In a daze of caffeine cold-turkey, I now hallucinate beverages everywhere - thus Anna Massie scrumptiously annunciating the phrase "rump Parliament" on the daily segment of This Sceptred Isle (R4) conjures up Earl Grey and bone china, with a palpable macaroon in the saucer; Martin Jarvis, reading Just William - The 80th Anniversary (R4) with his familiar gravelly disdain, treats the listener to freshly ground old Java. Nicholas Parsons in That Reminds Me (R4), looking back over his career, is the very essence of that 1960s standby, Camp coffee.

The Archers (R4), ever a smorgasbord of accent, class and public service announcement, continues to offer characters who evoke everything from toffee-hazelnut-mochaccino to PG pyramid teabags. The actor Jim Broadbent said recently that The Archers was one programme he could be relied upon to get up for - in order to switch it off. A Pleasantville with problems, Ambridge plays host to the banal and the apocalyptic in deference to the new Reithian spirit of globalisation - panto, adultery, vegetarianism, bovine tuberculosis, illegitimacy, genetically modified crops, and death - Joe Orton re-written by James Herriot.

Ambridge is still, just, virgin territory to one millennial Leitmotif - Salman Rushdie, or "Salman Rushdie, a writer", as he described himself after the first Reith Lecture (R4) on "Globalisation". Admittedly Rushdie followed such hands-ups as Michael "ex-Cabinet Minister" Portillo, Shirley "Also an ex-Cabinet Minister" Williams and John "ex-UK Government Member" Redwood, the C3PO of All Souls.

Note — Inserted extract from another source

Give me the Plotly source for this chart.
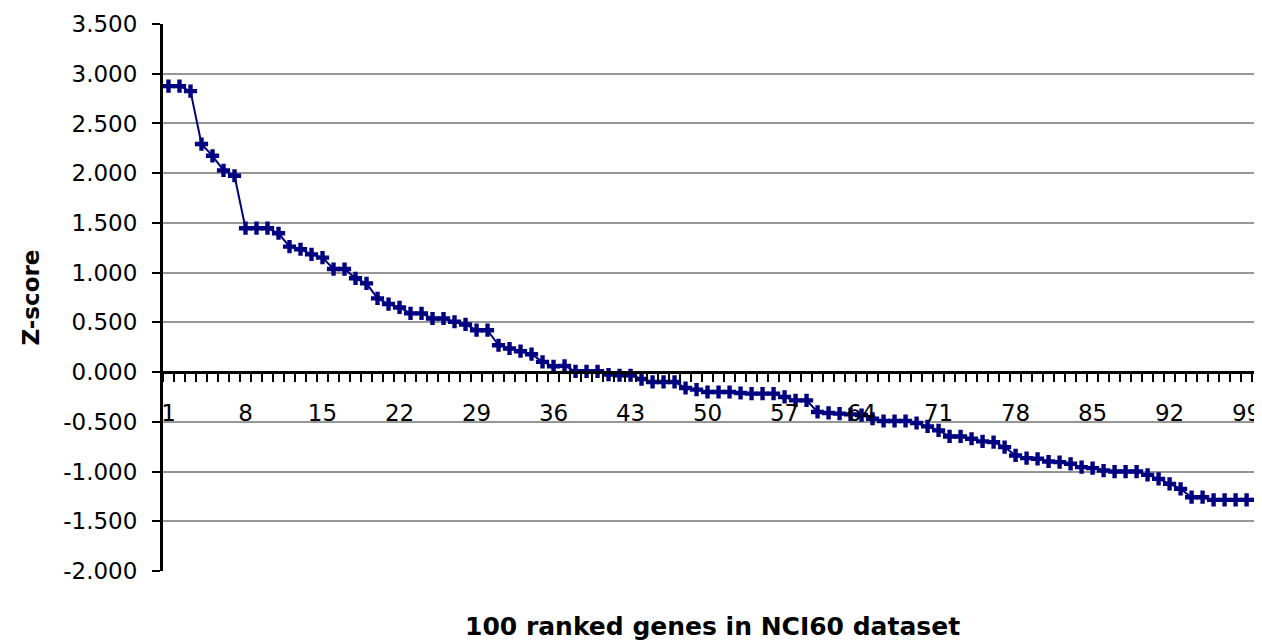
import plotly.graph_objects as go

ranks = list(range(1, 101))
z_scores = [
    2.875, 2.875, 2.825, 2.293, 2.175, 2.028, 1.974, 1.447, 1.447, 1.447,
    1.396, 1.262, 1.235, 1.184, 1.151, 1.036, 1.036, 0.943, 0.892, 0.741,
    0.684, 0.650, 0.590, 0.590, 0.539, 0.539, 0.506, 0.479, 0.421, 0.421,
    0.270, 0.237, 0.210, 0.180, 0.103, 0.058, 0.062, 0.008, 0.008, 0.008,
    -0.025, -0.032, -0.032, -0.070, -0.099, -0.099, -0.099, -0.160, -0.176, -0.200,
    -0.200, -0.200, -0.210, -0.217, -0.217, -0.217, -0.250, -0.284, -0.284, -0.401,
    -0.411, -0.418, -0.425, -0.432, -0.469, -0.492, -0.492, -0.492, -0.512, -0.546,
    -0.586, -0.647, -0.647, -0.670, -0.697, -0.704, -0.754, -0.838, -0.865, -0.872,
    -0.899, -0.905, -0.922, -0.956, -0.966, -0.990, -1.000, -1.000, -1.000, -1.033,
    -1.074, -1.124, -1.174, -1.258, -1.258, -1.285, -1.285, -1.285, -1.285, -1.285,
]
x_tick_vals = [1, 8, 15, 22, 29, 36, 43, 50, 57, 64, 71, 78, 85, 92, 99]
x_tick_text = [str(v) for v in x_tick_vals]
y_tick_vals = [-2.0, -1.5, -1.0, -0.5, 0.0, 0.5, 1.0, 1.5, 2.0, 2.5, 3.0, 3.5]
y_tick_text = [f"{v:.3f}" for v in y_tick_vals]

x_title = "100 ranked genes in NCI60 dataset"
y_title = "Z-score"

navy = "#000080"
tick_font = dict(family="DejaVu Sans", size=23, color="black")

# page body has an 8px margin; size the figure so the plot lands where the reference has it
W, H = 1254, 636
L, T, B = 155, 16, 73
plot_w = W - L
plot_h = H - T - B

fig = go.Figure()
fig.add_trace(go.Scatter(
    x=ranks, y=z_scores, mode="lines+markers",
    line=dict(color=navy, width=2),
    marker=dict(symbol="cross", size=11, color=navy),
    cliponaxis=True, showlegend=False,
))

y_min, y_max = -2.0, 3.5
fig.update_layout(
    width=W, height=H,
    margin=dict(l=L, r=0, t=T, b=B, pad=0),
    paper_bgcolor="white", plot_bgcolor="white",
    xaxis=dict(
        range=[0.5, 100.4],
        anchor="free", position=(0 - y_min) / (y_max - y_min),
        showline=True, linecolor="black", linewidth=3,
        showgrid=False, zeroline=False,
        tickmode="array", tickvals=x_tick_vals, ticktext=x_tick_text,
        ticks="", tickfont=tick_font, ticklabelstandoff=19,
        minor=dict(tick0=0.5, dtick=1, ticks="outside", ticklen=8,
                   tickwidth=2, tickcolor="black", showgrid=False),
    ),
    yaxis=dict(
        range=[y_min, y_max],
        showline=True, linecolor="black", linewidth=3,
        showgrid=True, gridcolor="#969696", gridwidth=2,
        zeroline=False,
        tickmode="array", tickvals=y_tick_vals, ticktext=y_tick_text,
        ticks="outside", ticklen=8, tickwidth=2, tickcolor="black",
        tickfont=tick_font, ticklabelstandoff=10,
    ),
    annotations=[
        dict(text=f"<b>{x_title}</b>", xref="paper", yref="paper",
             x=0.5, y=(571 - 626) / plot_h, xanchor="center", yanchor="middle",
             showarrow=False, font=dict(family="DejaVu Sans", size=25, color="black")),
        dict(text=f"<b>{y_title}</b>", xref="paper", yref="paper",
             x=(30 - 163) / plot_w, y=0.5, xanchor="center", yanchor="middle",
             textangle=-90, showarrow=False,
             font=dict(family="DejaVu Sans", size=23, color="black")),
    ],
)

fig.write_html("out.html", config={"displayModeBar": False})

But as Rushdie is virtually in the Coca- Cola league of brand awareness, this seemed to constitute backing into the limelight on his part.

This year's lecturer, Anthony Giddens, had stated that Globalisation should not mean Westernisation, which is fine, but was unable to allay the suspicion that it can only really be Generalisation, in every sense. This was, though, very much a curtain-raiser, with the emphasis on the wood rather than the trees. As one journalist commented, the failure or success of globalisation will be determined by the one third of the world's population who live in India and China. How to bring this about, Giddens has four more mission statements in which to specify. For the moment, he is all miso soup - nourishing but cloudy.